Risikofinanzierung auf schwer durchschaubaren fernen Märkten, noch dazu bei enormem Wettbewerbsdruck, wird zum Schicksal - auch der Bawag. Erfolgversprechende Risikofinanzierung heißt: im langfristigen Durchschnitt höhere Erträge, gleichzeitig aber auch hohe Verlustwahrscheinlichkeiten. Was haben denn nicht ungezählte Banken im Russlandgeschäft 1998 verloren, und was waren da nicht die nahezu fatalen Verluste der Größten, der Deutschen Bank und jüngst der beiden größten Schweizer Banken! Natürlich wurden und werden solche Verluste nicht an die große Glocke gehängt, wie jetzt die ehemaligen Bawag-Vorstände mit Recht betonen: denn sonst könnten die Anleger fliehen und Bonitätszweifel die Zinsen, die die Bank zahlen muss, noch weiter in die Höhe treiben und so fast jede Erholung unmöglich machen.
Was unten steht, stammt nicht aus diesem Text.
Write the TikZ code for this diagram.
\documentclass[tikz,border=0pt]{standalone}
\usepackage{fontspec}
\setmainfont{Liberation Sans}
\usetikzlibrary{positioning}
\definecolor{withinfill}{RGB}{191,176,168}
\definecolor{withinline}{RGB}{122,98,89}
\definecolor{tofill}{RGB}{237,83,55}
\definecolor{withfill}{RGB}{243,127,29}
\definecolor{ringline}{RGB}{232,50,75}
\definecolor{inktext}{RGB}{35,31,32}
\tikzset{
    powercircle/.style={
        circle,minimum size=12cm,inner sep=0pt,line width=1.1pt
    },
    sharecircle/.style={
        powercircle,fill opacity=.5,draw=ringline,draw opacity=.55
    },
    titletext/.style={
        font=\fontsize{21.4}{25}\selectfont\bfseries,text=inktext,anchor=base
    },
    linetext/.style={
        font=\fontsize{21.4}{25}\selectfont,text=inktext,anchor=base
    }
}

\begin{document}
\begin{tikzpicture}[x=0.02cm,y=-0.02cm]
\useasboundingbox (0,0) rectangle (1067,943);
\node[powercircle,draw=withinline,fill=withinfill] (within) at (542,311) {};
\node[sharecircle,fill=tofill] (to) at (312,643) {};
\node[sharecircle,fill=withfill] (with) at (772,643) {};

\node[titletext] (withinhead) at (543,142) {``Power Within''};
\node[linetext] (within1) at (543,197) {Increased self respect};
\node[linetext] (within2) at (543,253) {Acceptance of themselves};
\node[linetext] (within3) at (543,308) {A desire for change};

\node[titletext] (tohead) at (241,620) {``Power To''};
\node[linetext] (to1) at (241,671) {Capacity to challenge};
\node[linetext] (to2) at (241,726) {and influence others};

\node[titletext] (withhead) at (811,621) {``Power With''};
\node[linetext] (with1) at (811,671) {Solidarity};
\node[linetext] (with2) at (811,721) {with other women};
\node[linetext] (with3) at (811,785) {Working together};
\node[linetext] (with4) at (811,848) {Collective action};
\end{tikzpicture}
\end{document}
Es stellt der wirtschaftlichen Vernunft der Österreicher kein gutes Zeugnis aus, wenn so viele immer noch glauben, Banken würden unweigerlich fette Geschäfte machen, weil sie fast umsonst Geld erhalten und dieses hochverzinslich, aber sicher ausleihen. Einst mag das gestimmt haben: bei national abgeschotteten Finanzmärkten und in einem erst aufstrebenden Schwellenland. Aber bei dem in der EU seit 1990 verpflichtenden freien Kapitalverkehr zwingt Konkurrenzdruck die Einlagezinsen hinauf, die Ausleihezinsen herunter.
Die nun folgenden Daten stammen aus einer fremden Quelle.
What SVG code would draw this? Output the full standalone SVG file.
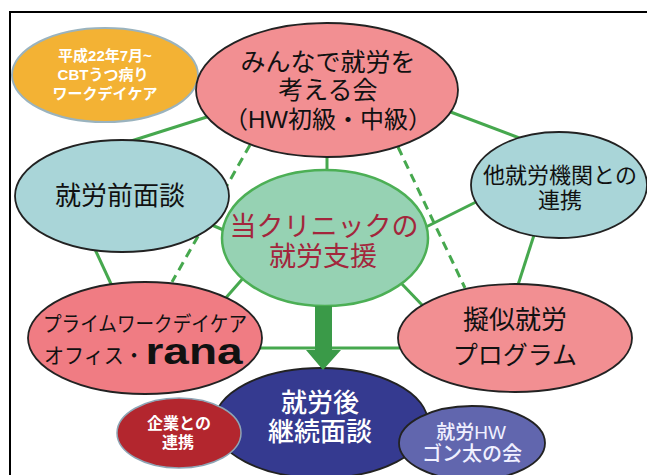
<svg xmlns="http://www.w3.org/2000/svg" width="647" height="475" viewBox="0 0 647 475">
<style>
text{font-family:"Liberation Sans","Noto Sans CJK JP",sans-serif;text-anchor:middle;dominant-baseline:central}
.ln{stroke:#46A84E;stroke-width:3;fill:none}
.dash{stroke:#46A84E;stroke-width:3;fill:none;stroke-dasharray:9 6}
.dk{stroke:#222;stroke-width:1.8}
.blk{fill:#111}
.wh{fill:#fff;font-weight:bold}
</style>
<rect x="0" y="0" width="647" height="475" fill="#fff"/>
<rect x="10" y="12" width="660" height="500" fill="none" stroke="#000" stroke-width="2"/>
<g id="connectors">
<line class="ln" x1="327" y1="150" x2="327" y2="175"/>
<line class="ln" x1="210" y1="116" x2="128" y2="142"/>
<line class="ln" x1="448" y1="111" x2="522" y2="139"/>
<line class="ln" x1="420" y1="230" x2="480" y2="200"/>
<line class="ln" x1="205" y1="222" x2="228" y2="232"/>
<line class="ln" x1="93" y1="245" x2="112" y2="286"/>
<line class="ln" x1="245" y1="276" x2="224" y2="300"/>
<line class="ln" x1="535" y1="232" x2="517" y2="288"/>
<line class="ln" x1="400" y1="282" x2="425" y2="308"/>
<line class="ln" x1="255" y1="348" x2="405" y2="348"/>
<line class="dash" x1="250" y1="145" x2="172" y2="282"/>
<line class="dash" x1="398" y1="147" x2="465" y2="288"/>
</g>
<g id="n-cbt">
<ellipse cx="105" cy="75" rx="93" ry="47" fill="#F3B234" stroke="#9AB3BE" stroke-width="2"/>
<text class="wh" font-size="15"><tspan x="105" y="55">平成22年7月~</tspan><tspan x="103" y="74">CBTうつ病り</tspan><tspan x="105" y="93">ワークデイケア</tspan></text>
</g>
<g id="n-minna">
<ellipse cx="327" cy="90" rx="131" ry="67" fill="#F28F92" class="dk"/>
<text class="blk" font-size="25"><tspan x="328" y="62">みんなで就労を</tspan><tspan x="328" y="90">考える会</tspan><tspan x="328" y="119" font-size="24">（HW初級・中級）</tspan></text>
</g>
<g id="n-mae">
<ellipse cx="122" cy="196" rx="107" ry="56" fill="#A9D5D8" class="dk"/>
<text class="blk" x="120" y="196" font-size="26">就労前面談</text>
</g>
<g id="n-ta">
<ellipse cx="559" cy="185" rx="88" ry="53" fill="#A9D5D8" class="dk"/>
<text class="blk" font-size="22"><tspan x="560" y="175">他就労機関との</tspan><tspan x="560" y="200">連携</tspan></text>
</g>
<g id="n-center">
<ellipse cx="325" cy="238" rx="103" ry="68" fill="#96D2B3" stroke="#4CAF55" stroke-width="2.5"/>
<text font-size="27" fill="#A3263C"><tspan x="324" y="227">当クリニックの</tspan><tspan x="323" y="257">就労支援</tspan></text>
</g>
<g id="n-rana">
<ellipse cx="145" cy="338" rx="117" ry="56" fill="#F07C83" class="dk"/>
<text class="blk" font-size="21"><tspan x="145" y="323" textLength="204" lengthAdjust="spacingAndGlyphs">プライムワークデイケア</tspan><tspan x="94" y="355" textLength="100" lengthAdjust="spacingAndGlyphs">オフィス・</tspan><tspan x="194" y="351" font-size="36" font-weight="bold" textLength="97" lengthAdjust="spacingAndGlyphs">rana</tspan></text>
</g>
<g id="n-giji">
<ellipse cx="515" cy="338" rx="117" ry="54" fill="#F28F92" class="dk"/>
<text class="blk" font-size="25"><tspan x="515" y="320" font-size="26">擬似就労</tspan><tspan x="515" y="355">プログラム</tspan></text>
</g>
<g id="n-go">
<ellipse cx="321" cy="423" rx="107" ry="55" fill="#353A90" class="dk"/>
<text x="320" font-size="26" fill="#fff" font-weight="500"><tspan x="320" y="403">就労後</tspan><tspan x="320" y="432">継続面談</tspan></text>
</g>
<g id="n-kigyo">
<ellipse cx="179" cy="433" rx="62" ry="35" fill="#B3262E" stroke="#8EA5B5" stroke-width="1.5"/>
<text class="wh" font-size="16"><tspan x="179" y="423">企業との</tspan><tspan x="178" y="442">連携</tspan></text>
</g>
<g id="n-gonta">
<ellipse cx="472" cy="443" rx="73" ry="37" fill="#6166AE" class="dk"/>
<text fill="#F0F0FF" font-weight="500"><tspan x="471" y="432" font-size="19">就労HW</tspan><tspan x="472" y="454" font-size="20">ゴン太の会</tspan></text>
</g>
<g id="arrow">
<polygon points="315,306 332,306 332,350 341,350 323,370 306,350 315,350" fill="#3A9A48"/>
</g>
</svg>
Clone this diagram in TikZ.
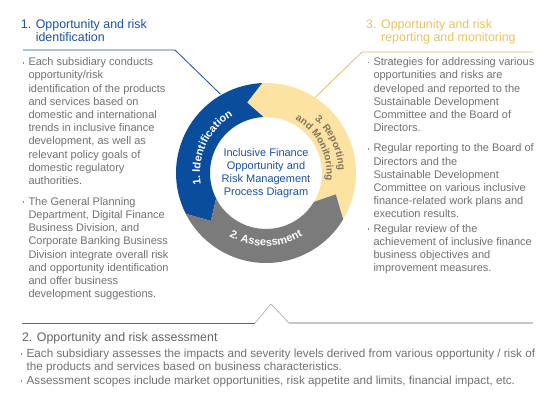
\documentclass[tikz,border=0pt]{standalone}
\usepackage{fontspec}
\setmainfont{Liberation Sans}
\usetikzlibrary{decorations.text,calc}
\definecolor{ringblue}{RGB}{10,77,156}
\definecolor{ringyellow}{RGB}{253,227,162}
\definecolor{ringgray}{RGB}{123,123,123}
\definecolor{headblue}{RGB}{25,80,160}
\definecolor{headgold}{RGB}{231,195,95}
\definecolor{linegold}{RGB}{222,190,105}
\definecolor{bodygray}{RGB}{112,112,112}
\definecolor{headgray}{RGB}{100,100,100}
\definecolor{mongray}{RGB}{128,116,96}
\newcommand\bul{\llap{\textcolor{bodygray!80}{\rule[2.2pt]{1.8pt}{1.8pt}}\hspace{4.2pt}}}
\begin{document}
\begin{tikzpicture}[x=1pt,y=1pt,body/.style={anchor=base west,inner sep=0pt,align=left,text=bodygray,font=\fontsize{11}{13.2}\selectfont},bodyB/.style={body,font=\fontsize{11.7}{13.4}\selectfont},head/.style={anchor=base west,inner sep=0pt,align=left,font=\fontsize{12.4}{13.4}\selectfont},core/.style={align=center,inner sep=0pt,text=headblue,font=\fontsize{11}{13}\selectfont},arctext/.style={decorate,decoration={text along path,text align=center,text color=#1}},callout/.style={line width=0.8pt}]
\def\Ro{90}
\def\Ri{56}
\def\Rm{73}

\useasboundingbox (0,0) rectangle (553,401);
\coordinate (ring) at (266,228);

\begin{scope}[shift={(ring)}]
\fill[ringyellow] (-31:\Ro) arc[start angle=-31,end angle=92.5,radius=\Ro] -- (105:\Rm) -- (92.5:\Ri) arc[start angle=92.5,end angle=-31,radius=\Ri] -- (-17:\Rm) -- cycle;
\fill[ringblue] (92.5:\Ro) arc[start angle=92.5,end angle=207,radius=\Ro] -- (221:\Rm) -- (207:\Ri) arc[start angle=207,end angle=92.5,radius=\Ri] -- (105:\Rm) -- cycle;
\fill[ringgray] (207:\Ro) arc[start angle=207,end angle=329,radius=\Ro] -- (343:\Rm) -- (329:\Ri) arc[start angle=329,end angle=207,radius=\Ri] -- (221:\Rm) -- cycle;

\path[arctext=white,decoration={text={|\fontsize{11}{11}\bfseries|1. Identification}}] (215:66) arc[start angle=215,end angle=95,radius=66];
\path[arctext=white,decoration={text={|\fontsize{11}{11}\bfseries|2. Assessment}}] (190:73) arc[start angle=190,end angle=350,radius=73];
\path[arctext=mongray,decoration={text={|\fontsize{10}{10}\bfseries|3. Reporting}}] (75:72.5) arc[start angle=75,end angle=-25,radius=72.5];
\path[arctext=mongray,decoration={text={|\fontsize{10}{10}\bfseries|and Monitoring}}] (77:60.5) arc[start angle=77,end angle=-23,radius=60.5];
\end{scope}

\node[core] (core) at (ring) {Inclusive Finance\\Opportunity and\\Risk Management\\Process Diagram};

\node[head,text=headblue] (headA) at (20.7,359.3) {1. Opportunity and risk\\\phantom{1. }identification};
\coordinate (lineA1) at (23,351);
\coordinate (lineA2) at (175,351);
\coordinate (lineA3) at ($(ring)+(120:91)$);
\draw[callout,headblue] (lineA1) -- (lineA2) -- (lineA3);

\node[body] (itemA1) at (28.3,216.4) {\bul Each subsidiary conducts\\opportunity/risk\\identification of the products\\and services based on\\domestic and international\\trends in inclusive finance\\development, as well as\\relevant policy goals of\\domestic regulatory\\authorities.};
\node[body] (itemA2) at (28.3,103.2) {\bul The General Planning\\Department, Digital Finance\\Business Division, and\\Corporate Banking Business\\Division integrate overall risk\\and opportunity identification\\and offer business\\development suggestions.};

\node[head,text=headgold] (headC) at (366,359.3) {3. Opportunity and risk\\\hspace*{15pt}reporting and monitoring};
\coordinate (lineC1) at (533,349);
\coordinate (lineC2) at (362,349);
\coordinate (lineC3) at ($(ring)+(57:90)$);
\draw[callout,linegold] (lineC1) -- (lineC2) -- (lineC3);

\node[body] (itemC1) at (373.3,269.3) {\bul Strategies for addressing various\\opportunities and risks are\\developed and reported to the\\Sustainable Development\\Committee and the Board of\\Directors.};
\node[body] (itemC2) at (373.3,183) {\bul Regular reporting to the Board of\\Directors and the\\Sustainable Development\\Committee on various inclusive\\finance-related work plans and\\execution results.};
\node[body] (itemC3) at (373.3,129) {\bul Regular review of the\\achievement of inclusive finance\\business objectives and\\improvement measures.};

\coordinate (lineB1) at (21.8,78);
\coordinate (lineB2) at (255,78);
\coordinate (lineB3) at (271,97);
\coordinate (lineB4) at (289,78);
\coordinate (lineB5) at (533,78);
\draw[line width=0.7pt,headgray] (lineB1) -- (lineB2);
\draw[line width=0.6pt,gray!70] (lineB2) -- (lineB3) -- (lineB4);
\draw[line width=1.4pt,gray!45] (lineB4) -- (lineB5);

\node[head,text=headgray] (headB) at (21.8,59.5) {2. Opportunity and risk assessment};
\node[bodyB] (itemB1) at (26.4,30.3) {\bul Each subsidiary assesses the impacts and severity levels derived from various opportunity / risk of\\the products and services based on business characteristics.};
\node[bodyB] (itemB2) at (26.4,16.6) {\bul Assessment scopes include market opportunities, risk appetite and limits, financial impact, etc.};
\end{tikzpicture}
\end{document}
Schlicht analphabetisch ist die Vorstellung, Spekulation sei unmoralisch. Den genannten Kapitalüberschussländern bleibt gesamtwirtschaftlich gesehen gar nichts übrig als Auslandsspekulation. Weil aber die Bawag als Gewerkschaftsbank obendrein versuchte, den vielen Gewerkschaftsmitgliedern besonders niedrig verzinsliche Kredite zu geben und andererseits deren Einlagen hoch zu verzinsen, musste sie besonders riskant spekulieren, in der Hoffnung, durch höhere Risikotragung auch höhere Erträge zu erzielen. Da der Wechselkurs von Kapitalgeberländern über die Zeit unausweichlich aufwertet, von Kapitalnehmerländern aber abwertet, was vor allem den US-Dollar trifft, wird die Veranlagung in Auslandswährungen noch riskanter.
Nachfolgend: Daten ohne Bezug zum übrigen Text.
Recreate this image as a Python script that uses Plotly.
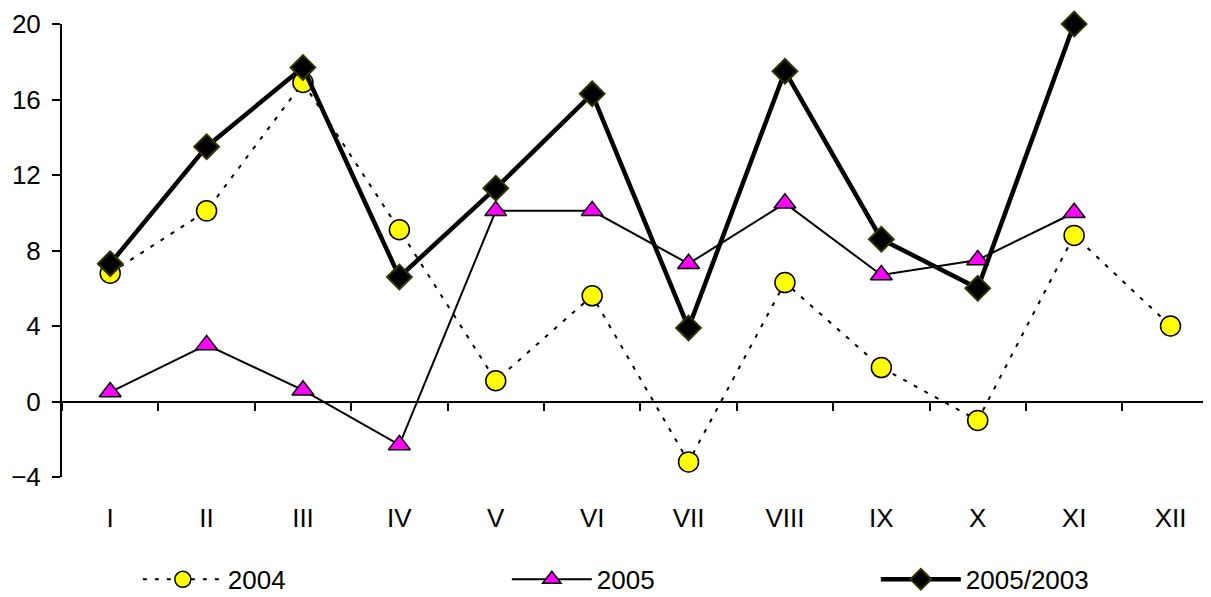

Auslandsspekulationen müssen zum Risikoausgleich breit gestreut auf viele Projekte verteilt durchgeführt werden. Dazu bedarf es eines hochgeschulten, teuren, großen Expertenstabes. Über einen solchen verfügte die erst spät in die Auslandsveranlagung einsteigende Bawag nicht. Konsequenz war die gefährliche Dummheit, die Auslandsspekulation einem einzigen Projektemacher zu übertragen, der noch dazu kein Angestellter der Bank war: eine geschäftliche Dummheit, aber nicht kriminell. Bankgeschäftswidrig war erst der hunderte Millionen schwere Kredit im Herbst 2005 durch Herrn Zwettler an die offensichtlich konkursnahe Refco, wobei das Drängen auf raschen Abschluss des Geschäfts an einem Sonntag (!) jedem Bankmann die Augen hätte öffnen müssen. Über diese offenkundigste Verfehlung der Bawag-Direktion wird heute merkwürdigerweise nicht mehr gesprochen.

Erich W. Streissler ist emeritierter Professor der Volkswirtschaftslehre, Ökonometrie und Wirtschaftsgeschichte an der Universität Wien.